Big data is commonly defined through key characteristics known as the 3Vs or 5Vs. The original 3Vs are Volume, Velocity, and Variety. Volume refers to the massive amounts of data generated every second, often in terabytes or petabytes. For instance, social media platforms like Facebook process billions of status updates, photos, and videos daily. Velocity describes the speed at which data is created, processed, and analyzed. Real-time data streams from IoT devices, financial transactions, and online customer interactions all contribute to this fast-moving landscape. Finally, Variety highlights the different formats and types of data—from structured data in databases to unstructured data like emails, images, and audio files.
As the field has expanded, additional Vs have been recognized. These include Veracity, which relates to the trustworthiness and accuracy of the data. In this context, developers must consider data quality issues that can arise from diverse sources, such as sensor errors or biased user-generated content. Another characteristic is Value, emphasizing the importance of extracting meaningful insights from big data. This means that data alone is not enough; it requires analysis to provide actionable information that can drive business decisions or improve systems.

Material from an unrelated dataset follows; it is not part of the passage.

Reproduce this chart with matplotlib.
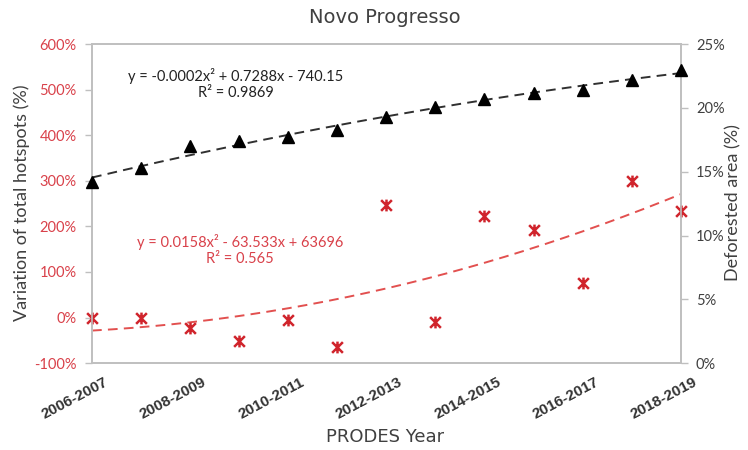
import numpy as np
import matplotlib
matplotlib.use("Agg")
import matplotlib.pyplot as plt
from matplotlib.path import Path
from matplotlib.transforms import offset_copy

# PRODES years (13 periods)
years = ["2006-2007", "2007-2008", "2008-2009", "2009-2010", "2010-2011",
         "2011-2012", "2012-2013", "2013-2014", "2014-2015", "2015-2016",
         "2016-2017", "2017-2018", "2018-2019"]
# Variation of total hotspots (%) - left axis
hotspots_var = [0, 0, -22, -51, -5, -65, 247, -9, 223, 192, 76, 300, 234]
# Deforested area (%) - right axis
deforested = [14.2, 15.3, 17.0, 17.4, 17.7, 18.3, 19.3, 20.1, 20.7, 21.2, 21.4, 22.2, 23.0]

left_ticks = [-100, 0, 100, 200, 300, 400, 500, 600]
right_ticks = [0, 5, 10, 15, 20, 25]

eq_black = "y = -0.0002x² + 0.7288x - 740.15\nR² = 0.9869"
eq_red = "y = 0.0158x² - 63.533x + 63696\nR² = 0.565"

RED = "#d0242c"
RED_TXT = "#d9414a"
RED_TREND = "#e2504f"
GRAY = "#bfbfbf"
TXT = "#404040"
BODY = "Lato"

fig = plt.figure(figsize=(7.48, 4.5), dpi=100)
ax = fig.add_axes([0.123, 0.193, 0.787, 0.709])
ax2 = ax.twinx()

x = np.arange(len(years))
xf = np.linspace(0, len(years) - 1, 300)

# star marker: a cross with a vertical stroke
star = Path([(-1, -1), (1, 1), (-1, 1), (1, -1), (0, -1.1), (0, 1.1)],
            [Path.MOVETO, Path.LINETO] * 3)

# hotspots series and its quadratic trend
c_red = np.polyfit(x, hotspots_var, 2)
ax.plot(xf, np.polyval(c_red, xf), color=RED_TREND, lw=1.4, ls=(0, (5, 3.2)))
ax.plot(x, hotspots_var, ls="none", marker=star, ms=8.5, mew=1.8,
        mec=RED, mfc="none", clip_on=False, zorder=5)

# deforested area series and its quadratic trend
c_blk = np.polyfit(x, deforested, 2)
ax2.plot(xf, np.polyval(c_blk, xf), color="#303030", lw=1.4, ls=(0, (5, 3.2)))
ax2.plot(x, deforested, ls="none", marker="^", ms=8.5, color="black",
         clip_on=False, zorder=5)

ax.set_xlim(0, len(years) - 1)
ax.set_ylim(-100, 600)
ax2.set_ylim(0, 25)
ax.set_yticks(left_ticks)
ax.set_yticklabels([f"{v}%" for v in left_ticks])
ax2.set_yticks(right_ticks)
ax2.set_yticklabels([f"{v}%" for v in right_ticks])

for a in (ax, ax2):
    for s in a.spines.values():
        s.set_color(GRAY)
        s.set_linewidth(1.2)
    a.tick_params(axis="y", length=5, width=1.0, color=GRAY, pad=6,
                  labelsize=10.5)

for lab in ax.get_yticklabels():
    lab.set_color(RED_TXT)
    lab.set_fontfamily(BODY)
for lab in ax2.get_yticklabels():
    lab.set_color(TXT)
    lab.set_fontfamily(BODY)

# x tick labels every other period
ax.set_xticks(x[::2])
ax.set_xticklabels([])
ax.tick_params(axis="x", length=0)
for xi in x[::2]:
    tr = offset_copy(ax.get_xaxis_transform(), fig=fig, x=12, y=-12, units="dots")
    ax.text(xi, 0, years[xi], transform=tr, rotation=28, rotation_mode="anchor",
            ha="right", va="top", fontsize=11, fontweight="bold",
            family="Liberation Sans", color="#333333")

fig.text(22 / 748, 1 - 203 / 450, "Variation of total hotspots (%)",
         fontsize=13, family=BODY, color=TXT, rotation=90,
         ha="center", va="center")
fig.text(733 / 748, 1 - 203 / 450, "Deforested area (%)",
         fontsize=13, family=BODY, color=TXT, rotation=90,
         ha="center", va="center")
fig.text(0.515, 0.029, "PRODES Year", fontsize=13, family="DejaVu Sans",
         color=TXT, ha="center", va="center")
fig.text(0.515, 0.962, "Novo Progresso", fontsize=14, family="DejaVu Sans",
         color=TXT, ha="center", va="center")

fig.text(236 / 748, 1 - 84 / 450, eq_black, fontsize=10.5, family=BODY,
         color="#222222", ha="center", va="center", multialignment="center",
         linespacing=1.15)
fig.text(240 / 748, 1 - 250 / 450, eq_red, fontsize=10.5, family=BODY,
         color=RED_TXT, ha="center", va="center", multialignment="center",
         linespacing=1.15)

fig.savefig("out.png", dpi=100)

Understanding these key characteristics is crucial for developers working with big data technologies. They must design systems capable of handling large data volumes, processing data streams efficiently, and integrating different data types while ensuring that the data used is accurate and valuable. For example, when building an analytics platform, developers may employ distributed computing frameworks like Apache Hadoop to manage volume, stream processing tools like Apache Kafka for velocity, and diverse storage solutions to accommodate various data types. This approach ensures that they can harness the potential of big data effectively and efficiently.